There is a board with 100 * 100 grids as shown below. The left-top gird is denoted as (1, 1) and the right-bottom grid is (100, 100).

We may apply three commands to the board:

1.	WHITE  x, y, L     // Paint a white square on the board, 

                           // the square is defined by left-top grid (x, y)

                           // and right-bottom grid (x+L-1, y+L-1)



2.	BLACK  x, y, L     // Paint a black square on the board, 

                           // the square is defined by left-top grid (x, y)

                           // and right-bottom grid (x+L-1, y+L-1)
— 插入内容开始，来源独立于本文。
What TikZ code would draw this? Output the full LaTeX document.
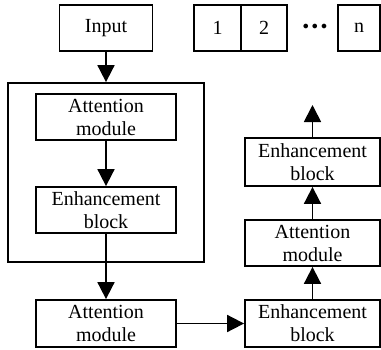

3.	TEST     x, y, L    // Ask for the number of black grids 

                            // in the square (x, y)- (x+L-1, y+L-1) 
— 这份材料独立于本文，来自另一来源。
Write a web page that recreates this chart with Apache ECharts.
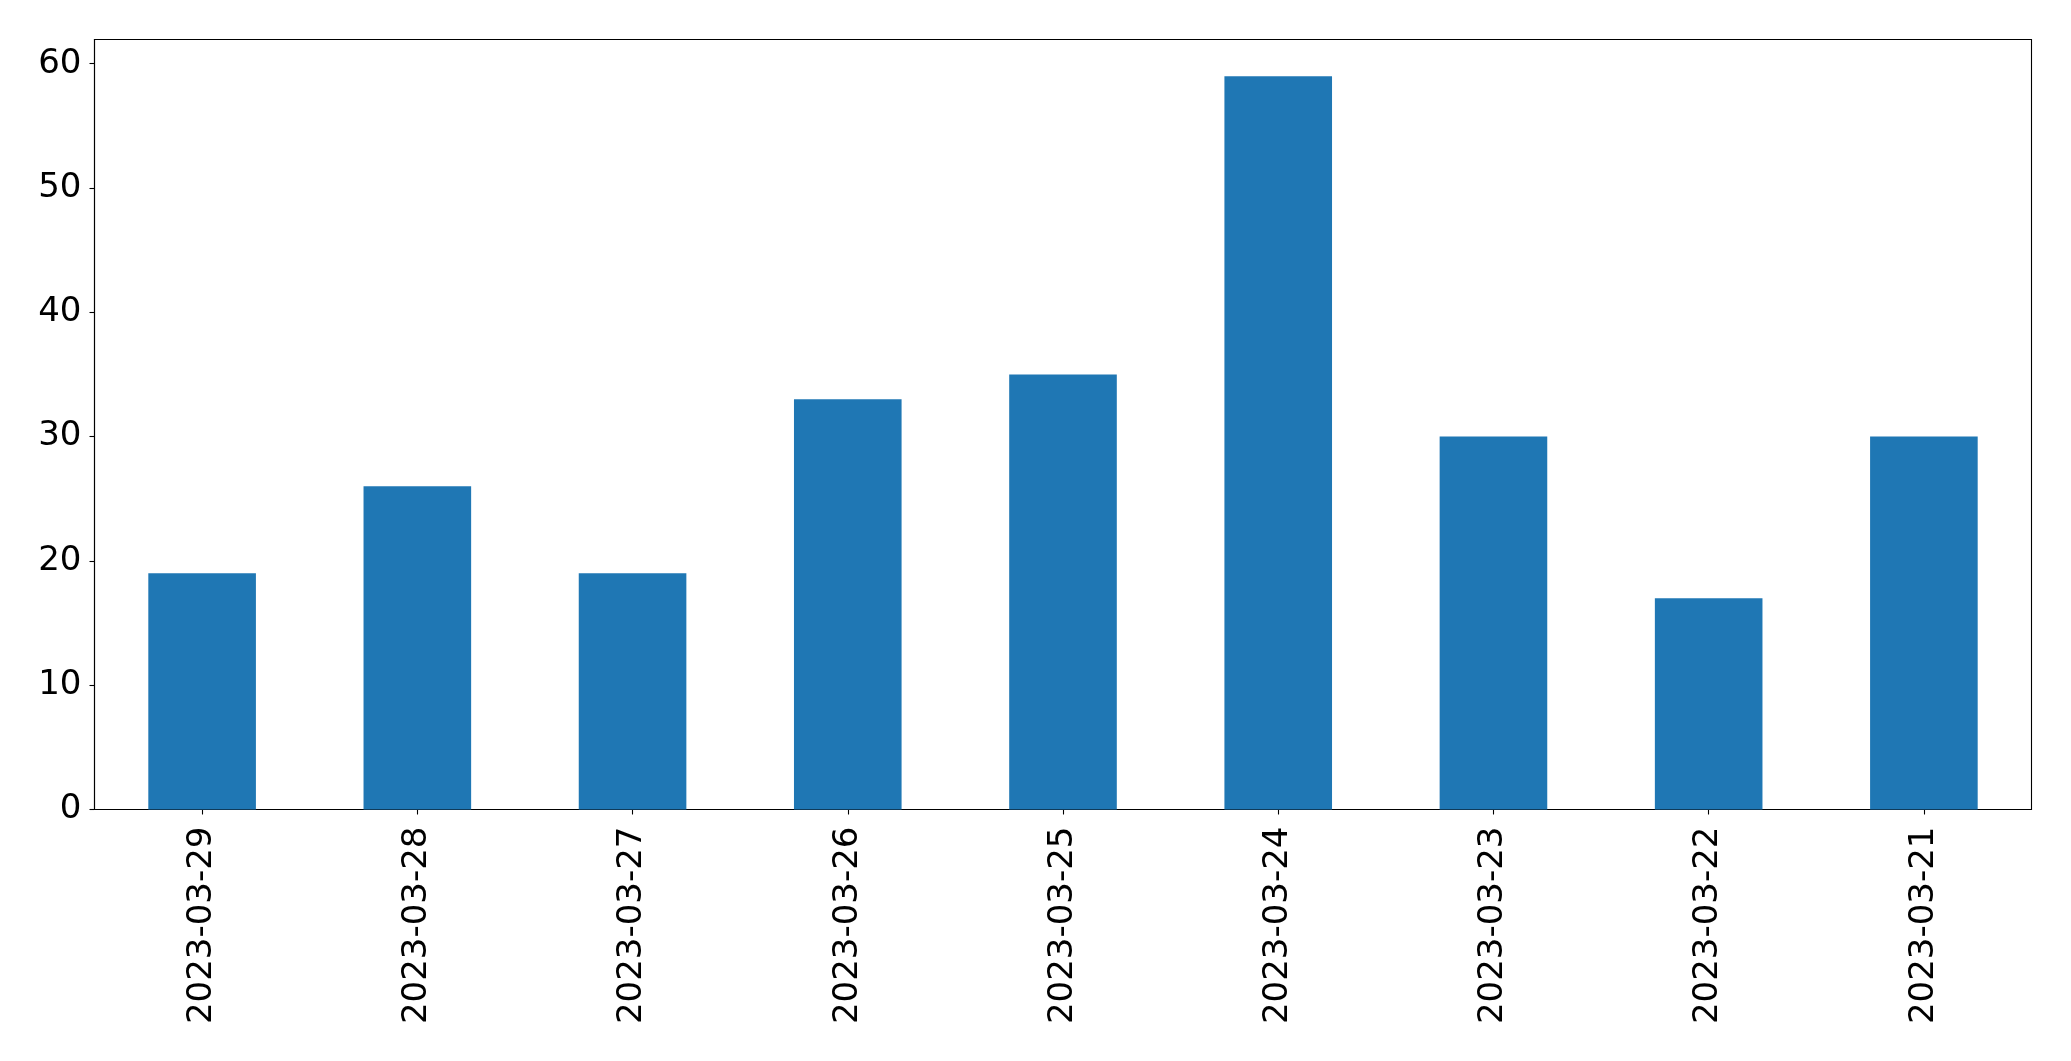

In the beginning, all the grids on the board are white. We apply a series of commands to the board. Your task is to write a program to give the numbers of black grids within a required region when a TEST command is applied.

Input

The first line of the input is an integer t (1 <= t <= 100), representing the number of commands. In each of the following lines, there is a command. Assume all the commands are legal which means that they won't try to paint/test the grids outside the board.

Output

For each TEST command, print a line with the number of black grids in the required region.

Sample Input

5
BLACK 1 1 2
BLACK 2 2 2
TEST 1 1 3
WHITE 2 1 1
TEST 1 1 3

Sample Output

7
6

题目大概：

对一个区间涂黑或涂白，问一个区间黑色块的数量。

思路：

由于数据量小，直接把区间更新暴力为单点更新并且记录颜色数据。

代码：

#include <iostream>
#include <cstdio>
#include <algorithm>
#include <cstring>

using namespace std;

int n;
int c[102][102];
int vis[102][102];
int lowbit(int x)
{
    return x&(-x);
}
void add(int x,int y,int v)
{   int vv;
    if(vis[x][y]==v)return;
    vis[x][y]=v;
    if(v==1)vv=1;
    else vv=-1;

    for(int i=x;i<=101;i+=lowbit(i))
    {
        for(int j=y;j<=101;j+=lowbit(j))
        c[i][j]+=vv;

    }
}

long long sum(int x,int y)
{
    long long su=0;
    for(int i=x;i>0;i-=lowbit(i))
    {
        for(int j=y;j>0;j-=lowbit(j))
        su+=c[i][j];

    }
    return su;
}
int main()
{
    int t;
    scanf("%d",&t);
    memset(vis,0,sizeof(vis));
    memset(c,0,sizeof(c));

    while(t--)
    {


       char p[7];
             scanf("%s",p);



             if(p[0]=='B')
             {
                int w1,w2,e1;
                scanf("%d%d%d",&w1,&w2,&e1);
                for(int i=w1;i<w1+e1;i++)
                {
                    for(int j=w2;j<w2+e1;j++)
                    {
                        add(i,j,1);
                    }
                }

             }
             else if(p[0]=='W')
             {
                int w1,w2,e1;
                scanf("%d%d%d",&w1,&w2,&e1);
                for(int i=w1;i<w1+e1;i++)
                {
                    for(int j=w2;j<w2+e1;j++)
                    {
                        add(i,j,0);
                    }
                }
             }
             else if(p[0]=='T')
             {
                 int r1,r2,r3;
                 scanf("%d%d%d",&r1,&r2,&r3);
                 int sun=0;
                 r3--;
                 sun=sum(r1+r3,r2+r3)-sum(r1+r3,r2-1)-sum(r1-1,r2+r3)+sum(r1-1,r2-1);

                 printf("%d\n",sun);
             }




    }





    return 0;
}